> [Directive]
Extract everything from the first line through the line with "(0,0) rectangle (720,540);", both ends included, except for any pictures.

++++++++++

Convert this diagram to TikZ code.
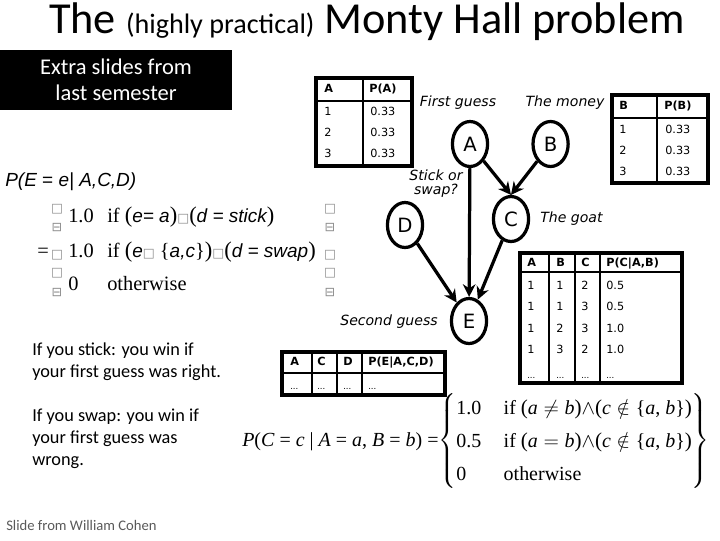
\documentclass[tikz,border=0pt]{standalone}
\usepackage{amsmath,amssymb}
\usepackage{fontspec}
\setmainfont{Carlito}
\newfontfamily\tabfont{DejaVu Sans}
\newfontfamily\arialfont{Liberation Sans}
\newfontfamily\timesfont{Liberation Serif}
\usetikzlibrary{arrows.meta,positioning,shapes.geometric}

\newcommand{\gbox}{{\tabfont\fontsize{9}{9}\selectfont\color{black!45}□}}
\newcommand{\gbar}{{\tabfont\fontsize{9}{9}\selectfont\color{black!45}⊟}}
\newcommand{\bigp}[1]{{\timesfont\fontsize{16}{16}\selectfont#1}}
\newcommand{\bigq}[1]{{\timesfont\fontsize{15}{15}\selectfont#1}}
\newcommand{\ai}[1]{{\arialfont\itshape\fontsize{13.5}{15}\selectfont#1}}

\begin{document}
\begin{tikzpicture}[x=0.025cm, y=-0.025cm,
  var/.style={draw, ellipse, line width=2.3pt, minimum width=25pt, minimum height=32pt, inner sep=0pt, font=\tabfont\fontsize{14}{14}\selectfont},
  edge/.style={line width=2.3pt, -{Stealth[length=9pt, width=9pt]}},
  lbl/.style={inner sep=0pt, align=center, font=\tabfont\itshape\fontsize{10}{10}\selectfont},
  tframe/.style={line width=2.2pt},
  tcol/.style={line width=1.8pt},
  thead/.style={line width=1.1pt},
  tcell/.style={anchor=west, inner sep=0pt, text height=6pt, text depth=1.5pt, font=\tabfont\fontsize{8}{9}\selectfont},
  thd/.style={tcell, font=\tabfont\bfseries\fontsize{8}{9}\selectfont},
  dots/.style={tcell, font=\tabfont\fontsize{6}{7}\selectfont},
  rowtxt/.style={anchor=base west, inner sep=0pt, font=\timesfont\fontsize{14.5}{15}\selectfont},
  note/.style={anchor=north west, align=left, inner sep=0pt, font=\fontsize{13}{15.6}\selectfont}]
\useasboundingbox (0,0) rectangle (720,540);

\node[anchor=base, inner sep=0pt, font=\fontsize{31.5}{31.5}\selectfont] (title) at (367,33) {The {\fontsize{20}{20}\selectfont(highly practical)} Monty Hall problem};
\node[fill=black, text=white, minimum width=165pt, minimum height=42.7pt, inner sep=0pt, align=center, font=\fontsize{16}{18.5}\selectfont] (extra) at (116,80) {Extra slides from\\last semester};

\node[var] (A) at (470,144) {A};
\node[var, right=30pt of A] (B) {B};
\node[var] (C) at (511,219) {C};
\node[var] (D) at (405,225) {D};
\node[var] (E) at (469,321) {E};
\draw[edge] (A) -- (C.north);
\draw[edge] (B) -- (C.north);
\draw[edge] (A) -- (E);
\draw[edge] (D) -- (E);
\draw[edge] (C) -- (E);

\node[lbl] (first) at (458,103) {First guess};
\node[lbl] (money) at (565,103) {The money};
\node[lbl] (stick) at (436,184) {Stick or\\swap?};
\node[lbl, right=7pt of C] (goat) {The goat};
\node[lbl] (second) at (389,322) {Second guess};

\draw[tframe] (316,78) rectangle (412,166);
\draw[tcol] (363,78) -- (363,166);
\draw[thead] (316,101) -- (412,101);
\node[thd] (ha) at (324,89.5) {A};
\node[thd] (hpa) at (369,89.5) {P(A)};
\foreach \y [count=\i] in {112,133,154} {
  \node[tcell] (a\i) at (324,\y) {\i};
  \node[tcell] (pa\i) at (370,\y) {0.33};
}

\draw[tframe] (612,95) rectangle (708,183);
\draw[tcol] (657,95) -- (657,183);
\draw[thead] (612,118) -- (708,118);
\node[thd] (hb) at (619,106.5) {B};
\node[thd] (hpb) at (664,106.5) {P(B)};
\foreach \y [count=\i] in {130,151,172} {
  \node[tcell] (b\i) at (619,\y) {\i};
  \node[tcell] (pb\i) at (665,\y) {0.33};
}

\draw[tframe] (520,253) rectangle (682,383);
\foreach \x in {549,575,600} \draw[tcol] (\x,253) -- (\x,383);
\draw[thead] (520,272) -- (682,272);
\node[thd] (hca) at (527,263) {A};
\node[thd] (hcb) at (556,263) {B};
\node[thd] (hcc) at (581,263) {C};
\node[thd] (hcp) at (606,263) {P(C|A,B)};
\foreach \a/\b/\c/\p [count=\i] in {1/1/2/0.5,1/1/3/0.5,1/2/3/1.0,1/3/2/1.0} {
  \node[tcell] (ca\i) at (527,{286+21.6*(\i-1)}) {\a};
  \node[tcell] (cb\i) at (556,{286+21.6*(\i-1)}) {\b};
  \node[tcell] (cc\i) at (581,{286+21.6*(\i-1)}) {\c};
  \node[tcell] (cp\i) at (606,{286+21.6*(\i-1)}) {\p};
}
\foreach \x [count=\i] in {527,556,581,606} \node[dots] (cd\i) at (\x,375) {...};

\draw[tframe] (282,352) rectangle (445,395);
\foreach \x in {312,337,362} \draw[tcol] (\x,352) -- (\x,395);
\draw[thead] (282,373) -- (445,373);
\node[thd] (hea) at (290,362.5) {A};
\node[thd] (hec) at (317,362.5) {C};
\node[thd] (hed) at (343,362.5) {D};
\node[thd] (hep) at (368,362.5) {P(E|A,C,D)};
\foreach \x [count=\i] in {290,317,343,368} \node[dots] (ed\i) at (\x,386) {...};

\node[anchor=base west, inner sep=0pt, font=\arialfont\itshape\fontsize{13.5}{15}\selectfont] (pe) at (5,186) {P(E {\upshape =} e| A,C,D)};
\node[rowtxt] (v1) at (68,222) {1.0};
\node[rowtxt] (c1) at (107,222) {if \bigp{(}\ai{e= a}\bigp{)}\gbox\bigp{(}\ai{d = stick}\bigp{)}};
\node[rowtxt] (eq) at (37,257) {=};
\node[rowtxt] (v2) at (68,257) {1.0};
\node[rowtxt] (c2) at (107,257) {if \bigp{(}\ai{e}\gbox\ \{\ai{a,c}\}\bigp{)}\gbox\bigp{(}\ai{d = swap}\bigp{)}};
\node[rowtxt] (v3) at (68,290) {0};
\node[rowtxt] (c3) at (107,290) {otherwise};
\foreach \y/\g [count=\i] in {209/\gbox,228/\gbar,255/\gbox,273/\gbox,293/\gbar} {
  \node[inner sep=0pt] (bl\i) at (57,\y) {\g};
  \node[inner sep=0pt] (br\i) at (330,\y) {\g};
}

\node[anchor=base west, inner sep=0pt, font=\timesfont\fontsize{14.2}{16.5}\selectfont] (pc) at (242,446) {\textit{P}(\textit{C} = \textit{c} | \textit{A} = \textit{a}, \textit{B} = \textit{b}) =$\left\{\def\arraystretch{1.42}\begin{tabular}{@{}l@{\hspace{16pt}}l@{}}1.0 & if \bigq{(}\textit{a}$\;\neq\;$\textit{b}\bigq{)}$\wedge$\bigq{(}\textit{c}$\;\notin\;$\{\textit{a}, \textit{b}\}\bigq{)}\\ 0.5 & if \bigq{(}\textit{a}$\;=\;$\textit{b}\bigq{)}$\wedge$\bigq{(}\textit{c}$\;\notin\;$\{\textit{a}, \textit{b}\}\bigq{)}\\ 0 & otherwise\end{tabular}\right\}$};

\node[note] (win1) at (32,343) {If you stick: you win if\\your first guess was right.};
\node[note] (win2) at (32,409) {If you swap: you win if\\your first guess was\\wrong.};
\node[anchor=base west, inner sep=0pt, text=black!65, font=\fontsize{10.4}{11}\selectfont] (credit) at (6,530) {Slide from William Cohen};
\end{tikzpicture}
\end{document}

++++++++++

> [In response]
Convert this diagram to TikZ code.
\documentclass[tikz,border=0pt]{standalone}
\usepackage{amsmath,amssymb}
\usepackage{fontspec}
\setmainfont{Carlito}
\newfontfamily\tabfont{DejaVu Sans}
\newfontfamily\arialfont{Liberation Sans}
\newfontfamily\timesfont{Liberation Serif}
\usetikzlibrary{arrows.meta,positioning,shapes.geometric}

\newcommand{\gbox}{{\tabfont\fontsize{9}{9}\selectfont\color{black!45}□}}
\newcommand{\gbar}{{\tabfont\fontsize{9}{9}\selectfont\color{black!45}⊟}}
\newcommand{\bigp}[1]{{\timesfont\fontsize{16}{16}\selectfont#1}}
\newcommand{\bigq}[1]{{\timesfont\fontsize{15}{15}\selectfont#1}}
\newcommand{\ai}[1]{{\arialfont\itshape\fontsize{13.5}{15}\selectfont#1}}

\begin{document}
\begin{tikzpicture}[x=0.025cm, y=-0.025cm,
  var/.style={draw, ellipse, line width=2.3pt, minimum width=25pt, minimum height=32pt, inner sep=0pt, font=\tabfont\fontsize{14}{14}\selectfont},
  edge/.style={line width=2.3pt, -{Stealth[length=9pt, width=9pt]}},
  lbl/.style={inner sep=0pt, align=center, font=\tabfont\itshape\fontsize{10}{10}\selectfont},
  tframe/.style={line width=2.2pt},
  tcol/.style={line width=1.8pt},
  thead/.style={line width=1.1pt},
  tcell/.style={anchor=west, inner sep=0pt, text height=6pt, text depth=1.5pt, font=\tabfont\fontsize{8}{9}\selectfont},
  thd/.style={tcell, font=\tabfont\bfseries\fontsize{8}{9}\selectfont},
  dots/.style={tcell, font=\tabfont\fontsize{6}{7}\selectfont},
  rowtxt/.style={anchor=base west, inner sep=0pt, font=\timesfont\fontsize{14.5}{15}\selectfont},
  note/.style={anchor=north west, align=left, inner sep=0pt, font=\fontsize{13}{15.6}\selectfont}]
\useasboundingbox (0,0) rectangle (720,540);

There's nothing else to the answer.